WHY should we develop our Heart Space? – Part-8

The Three Types of Happiness

According to Vedic wisdom books, there are two distinct dimensions of happiness: the temporary or material and the eternal or spiritual. And human beings have discovered a third phenomenon that has emerged in modern times.

Type 1 and Type 2 Happiness

Let’s first examine the first two types: Material and Spiritual.

Material happiness can be seen as a relief from suffering. For example, imagine the overcrowded local trains in Mumbai, where hundreds of people squeeze into a space meant for a fraction of that number. In such situations, finding a seat, even if it’s a rare occurrence, brings immense relief. Similarly, a boxer who gets a break between rounds feels relief because he is no longer being hit. These instances represent a shift from a state of constant suffering to a momentary respite. Material happiness is often derived from sensory pleasures and provides temporary relief from daily struggles.

However, living solely for sense gratification can lead to disappointment. Sense pleasures are often less fulfilling than anticipated or promised, and they are transient. Even if we attain something we desire, the enjoyment it brings doesn’t last long, and it is often accompanied by pain. Additionally, most worldly happiness is relative and changes according to our circumstances. For example, being stuck in a noisy and hot traffic jam can make entering an air-conditioned room feel like a great relief. However, after some time, the effect wears off, and the mind continues to find reasons to complain and seek further relief through sense gratification. This continuous struggle for enjoyment is an inherent part of the material realm.

One hundred twenty years ago, the Tajmahal hotel in Mumbai advertised in newspapers that its special rooms were equipped with a fan to provide cooling comfort. The advertisement featured an image of a three-blade fan, with a joyful woman smiling below. What was once considered a luxury in has now become a necessity. Still, despite the abundance of conveniences and comforts available today, the mind’s incessant chatter continues unabated. It expertly highlights what is lacking in our lives or how the world seems to be spiralling into chaos. Paradoxically, the same mind seeks solace from this constant grumbling through acts of sensory indulgence. As a result, we find ourselves trapped in an unending cycle of struggle and fleeting enjoyment.

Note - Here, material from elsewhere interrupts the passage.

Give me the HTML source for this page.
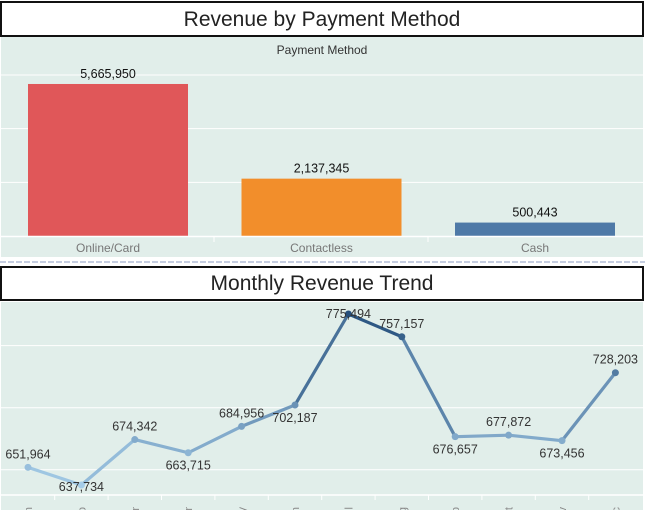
<!DOCTYPE html>
<html><head><meta charset="utf-8"><style>
body{margin:0;width:645px;height:510px;overflow:hidden;background:#fff;font-family:"Liberation Sans",sans-serif}
svg{display:block}
</style></head><body>
<svg width="645" height="510">
<rect x="1" y="2" width="642" height="34" fill="#fff" stroke="#111" stroke-width="2"/>
<text x="322" y="26" text-anchor="middle" font-size="21" fill="#222">Revenue by Payment Method</text>
<rect x="1" y="37" width="642" height="220" fill="#e1eeea"/>
<text x="322" y="54" text-anchor="middle" font-size="12" fill="#333">Payment Method</text>
<g id="topg"></g>
<line x1="0" y1="262" x2="645" y2="262" stroke="#c5cde0" stroke-width="2" stroke-dasharray="6,2"/>
<rect x="1" y="267" width="642" height="33" fill="#fff" stroke="#111" stroke-width="2"/>
<text x="322" y="290" text-anchor="middle" font-size="21" fill="#222">Monthly Revenue Trend</text>
<rect x="1" y="302" width="642" height="208" fill="#e1eeea"/>
<g id="botg"></g>
</svg>
<script>
const payCats=["Online/Card","Contactless","Cash"];
const payVals=[5665950,2137345,500443];
const payColors=["#e05759","#f28e2b","#4e79a7"];
const payTicks=[2000000,4000000,6000000];
const months=["Jan","Feb","Mar","Apr","May","Jun","Jul","Aug","Sep","Oct","Nov","Dec"];
const monthVals=[651964,637734,674342,663715,684956,702187,775494,757157,676657,677872,673456,728203];
const trendTicks=[650000,700000,750000];
const NS="http://www.w3.org/2000/svg";
function mk(p,t,a){const e=document.createElementNS(NS,t);for(const k in a)e.setAttribute(k,a[k]);p.appendChild(e);return e;}
const fmt=v=>v.toLocaleString("en-US");
const gTop=document.getElementById("topg");
const base=236, ys=v=>base-v*2.683e-5;
payTicks.forEach(t=>{const l=mk(gTop,"line",{x1:1,x2:643,y1:ys(t),y2:ys(t),stroke:"#fff","stroke-width":1});

});
payCats.forEach((c,i)=>{const cx=108+i*213.5;const y=ys(payVals[i]);
const r=mk(gTop,"rect",{x:cx-80,y:y,width:160,height:base-y,fill:payColors[i]});


const t=mk(gTop,"text",{x:cx,y:y-6,"text-anchor":"middle","font-size":12.5,fill:"#111"});t.textContent=fmt(payVals[i]);


const lb=mk(gTop,"text",{x:cx,y:252,"text-anchor":"middle","font-size":12,fill:"#777"});lb.textContent=c;

});
mk(gTop,"line",{x1:1,x2:643,y1:base+0.5,y2:base+0.5,stroke:"#fff","stroke-width":1.5});
[214,428].forEach(x=>mk(gTop,"line",{x1:x,x2:x,y1:base,y2:242,stroke:"#fff"}));
const gBot=document.getElementById("botg");
const xs=i=>28+i*53.4, yv=v=>485-(v-637734)*0.0012413;
trendTicks.forEach(t=>{const l=mk(gBot,"line",{x1:1,x2:643,y1:yv(t),y2:yv(t),stroke:"#fff","stroke-width":1});

});
mk(gBot,"line",{x1:1,x2:643,y1:495,y2:495,stroke:"#fff","stroke-width":1.5});
const mn=Math.min(...monthVals),mx=Math.max(...monthVals);
function col(v){const t=(v-mn)/(mx-mn);const a=[165,204,232],b=[38,80,125];
return "rgb("+a.map((c,k)=>Math.round(c+(b[k]-c)*t)).join(",")+")";}
for(let i=0;i<11;i++){const s=mk(gBot,"line",{x1:xs(i),y1:yv(monthVals[i]),x2:xs(i+1),y2:yv(monthVals[i+1]),stroke:col((monthVals[i]+monthVals[i+1])/2),"stroke-width":3.2,"stroke-linecap":"round"});

}
const lo=[false,true,false,true,false,true,false,false,true,false,true,false];
months.forEach((m,i)=>{const x=xs(i),y=yv(monthVals[i]);
const c=mk(gBot,"circle",{cx:x,cy:y,r:3.5,fill:col(monthVals[i])});


let ty=lo[i]?y+17:y-9;
if(i===6) ty=y+4;
if(i===1) ty=y+6;
const t=mk(gBot,"text",{x:x,y:ty,"text-anchor":"middle","font-size":12.5,fill:"#333"});t.textContent=fmt(monthVals[i]);


const ml=mk(gBot,"text",{x:0,y:0,"text-anchor":"end","font-size":11,fill:"#888",transform:"translate("+(x+4)+",507) rotate(-90)"});ml.textContent=m;


if(i<11){mk(gBot,"line",{x1:x+26.7,x2:x+26.7,y1:495,y2:500,stroke:"#fff"});}});
</script>
</body></html>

On the other hand, Spiritual happiness begins with an enquiry of what is eternal in this realm of temporariness? As everything around us crumbles by the force of time, something remains, and that is called Brahman or the Sat principle. While our bodies age and change, the sense of “I” remains constant. Connecting with this unchanging principle within and without is the essence of spiritual happiness. Traditionally, spiritual seekers have considered the pleasures of the material world illusory due to their temporary nature. Spiritual texts like the Bhagavad Gita and Shrimad Bhagavatam emphasize the pursuit of happiness that is eternal and not subject to the fluctuations of time.

Type 3 happiness – a modern phenomenon

In modern times, a new phenomenon has emerged—the pursuit of happiness in the unreal or virtual world. Unlike sightseeing at landmarks, which is a real experience, modern forms of entertainment, such as complex storylines, music videos, or movies viewed on electronic screens, transport us to non-existent landscapes filled with gory murders and explicit scenes. Although these experiences are unreal, their impact on our consciousness is real and long-lasting.

Thus, in the twenty-first century, there are three realms where people seek happiness: the unreal or virtual world, the real but temporary world, and the spiritual realm. While spiritual teachers of the past helped individuals transition from the temporary to the eternal, the present challenge lies in guiding people to move from the illusory world of smartphones and virtual experiences to at least engaging with the temporary world. Only then can they gradually rise to the spiritual dimension of happiness.

Living in the real world and cherishing genuine interactions with others is a significant achievement in itself. Amidst the struggles and joys of this tangible reality, one may develop a desire to transcend the dualities of pain and pleasure, leading to the initiation of a spiritual quest. However, breaking free from the clutches of the virtual world, which numbs our authentic emotions, is a necessary step for all these transformative experiences to manifest.